STORED DATA →

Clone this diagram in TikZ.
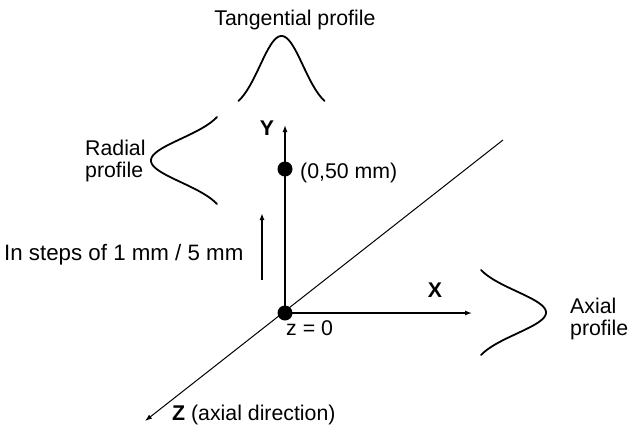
\documentclass[tikz,border=0pt]{standalone}
\usepackage{fontspec}
\setmainfont{Liberation Sans}
\usetikzlibrary{arrows.meta}
\begin{document}
\begin{tikzpicture}[x=1pt,y=-1pt,
  lbl/.style={inner sep=0pt,font=\fontsize{21.3}{23}\selectfont},
  axlbl/.style={inner sep=0pt,font=\fontsize{21.3}{23}\selectfont\bfseries},
  dotnode/.style={circle,fill=black,inner sep=0pt,minimum size=15pt},
  axis/.style={line width=1.3pt,-{Latex[length=7pt,width=5pt]}},
  profile/.style={line width=1.8pt,line cap=round},
  stepsarrow/.style={line width=1.8pt,-{Latex[length=7pt,width=5pt]}}]
\path[use as bounding box,fill=white] (0,0) rectangle (638,432);
% coordinates
\coordinate (ytip) at (285,125);
\coordinate (xtip) at (472,313);
\coordinate (dtop) at (503,140);
\coordinate (ztip) at (145,421);
\coordinate (sbot) at (262,280);
\coordinate (stop) at (262,213);
% axes
\draw[line width=1pt,-{Latex[length=7pt,width=5pt]}] (dtop) -- (ztip);
\draw[axis] (285,313) -- (ytip);
\draw[axis] (285,313) -- (xtip);
\node[dotnode] (O) at (285,313) {};
\node[dotnode] (P) at (285,169) {};
\draw[stepsarrow] (sbot) -- (stop);
% profiles
\draw[profile] plot[domain=-2:2,samples=80,smooth] ({281.5+21.5*\x},{111.1-75.1*exp(-\x*\x/2)});
\draw[profile] plot[domain=-2:2,samples=80,smooth] ({227.3-76.3*exp(-\x*\x/2)},{160.5+21.75*\x});
\draw[profile] plot[domain=-2:2,samples=80,smooth] ({470.9+75.1*exp(-\x*\x/2)},{312.5+21.25*\x});
% labels
\node[lbl,anchor=base] (tang) at (295,25) {Tangential profile};
\node[lbl,anchor=base west] (rad1) at (85,155) {Radial};
\node[lbl,anchor=base west] (rad2) at (85,177) {profile};
\node[lbl,anchor=base west] (ax1) at (570,313) {Axial};
\node[lbl,anchor=base west] (ax2) at (570,335) {profile};
\node[axlbl,anchor=base] (ylab) at (267,135) {Y};
\node[axlbl,anchor=base] (xlab) at (435,297) {X};
\node[lbl,anchor=base west] (plab) at (300,178) {(0,50 mm)};
\node[lbl,anchor=base west] (zlab) at (286,335) {z = 0};
\node[lbl,anchor=base west,font=\fontsize{22.3}{24}\selectfont] (steps) at (4,260) {In steps of 1 mm / 5 mm};
\node[lbl,anchor=base west] (zax) at (172,420) {\textbf{Z} (axial direction)};
\end{tikzpicture}
\end{document}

DIRECTIONS FOR THIS TASK → Leave out all pictures, then copy the remaining material exactly.

FULL SOLUTION →
Clone this diagram in TikZ.
\documentclass[tikz,border=0pt]{standalone}
\usepackage{fontspec}
\setmainfont{Liberation Sans}
\usetikzlibrary{arrows.meta}
\begin{document}
\begin{tikzpicture}[x=1pt,y=-1pt,
  lbl/.style={inner sep=0pt,font=\fontsize{21.3}{23}\selectfont},
  axlbl/.style={inner sep=0pt,font=\fontsize{21.3}{23}\selectfont\bfseries},
  dotnode/.style={circle,fill=black,inner sep=0pt,minimum size=15pt},
  axis/.style={line width=1.3pt,-{Latex[length=7pt,width=5pt]}},
  profile/.style={line width=1.8pt,line cap=round},
  stepsarrow/.style={line width=1.8pt,-{Latex[length=7pt,width=5pt]}}]
\path[use as bounding box,fill=white] (0,0) rectangle (638,432);
% coordinates
\coordinate (ytip) at (285,125);
\coordinate (xtip) at (472,313);
\coordinate (dtop) at (503,140);
\coordinate (ztip) at (145,421);
\coordinate (sbot) at (262,280);
\coordinate (stop) at (262,213);
% axes
\draw[line width=1pt,-{Latex[length=7pt,width=5pt]}] (dtop) -- (ztip);
\draw[axis] (285,313) -- (ytip);
\draw[axis] (285,313) -- (xtip);
\node[dotnode] (O) at (285,313) {};
\node[dotnode] (P) at (285,169) {};
\draw[stepsarrow] (sbot) -- (stop);
% profiles
\draw[profile] plot[domain=-2:2,samples=80,smooth] ({281.5+21.5*\x},{111.1-75.1*exp(-\x*\x/2)});
\draw[profile] plot[domain=-2:2,samples=80,smooth] ({227.3-76.3*exp(-\x*\x/2)},{160.5+21.75*\x});
\draw[profile] plot[domain=-2:2,samples=80,smooth] ({470.9+75.1*exp(-\x*\x/2)},{312.5+21.25*\x});
% labels
\node[lbl,anchor=base] (tang) at (295,25) {Tangential profile};
\node[lbl,anchor=base west] (rad1) at (85,155) {Radial};
\node[lbl,anchor=base west] (rad2) at (85,177) {profile};
\node[lbl,anchor=base west] (ax1) at (570,313) {Axial};
\node[lbl,anchor=base west] (ax2) at (570,335) {profile};
\node[axlbl,anchor=base] (ylab) at (267,135) {Y};
\node[axlbl,anchor=base] (xlab) at (435,297) {X};
\node[lbl,anchor=base west] (plab) at (300,178) {(0,50 mm)};
\node[lbl,anchor=base west] (zlab) at (286,335) {z = 0};
\node[lbl,anchor=base west,font=\fontsize{22.3}{24}\selectfont] (steps) at (4,260) {In steps of 1 mm / 5 mm};
\node[lbl,anchor=base west] (zax) at (172,420) {\textbf{Z} (axial direction)};
\end{tikzpicture}
\end{document}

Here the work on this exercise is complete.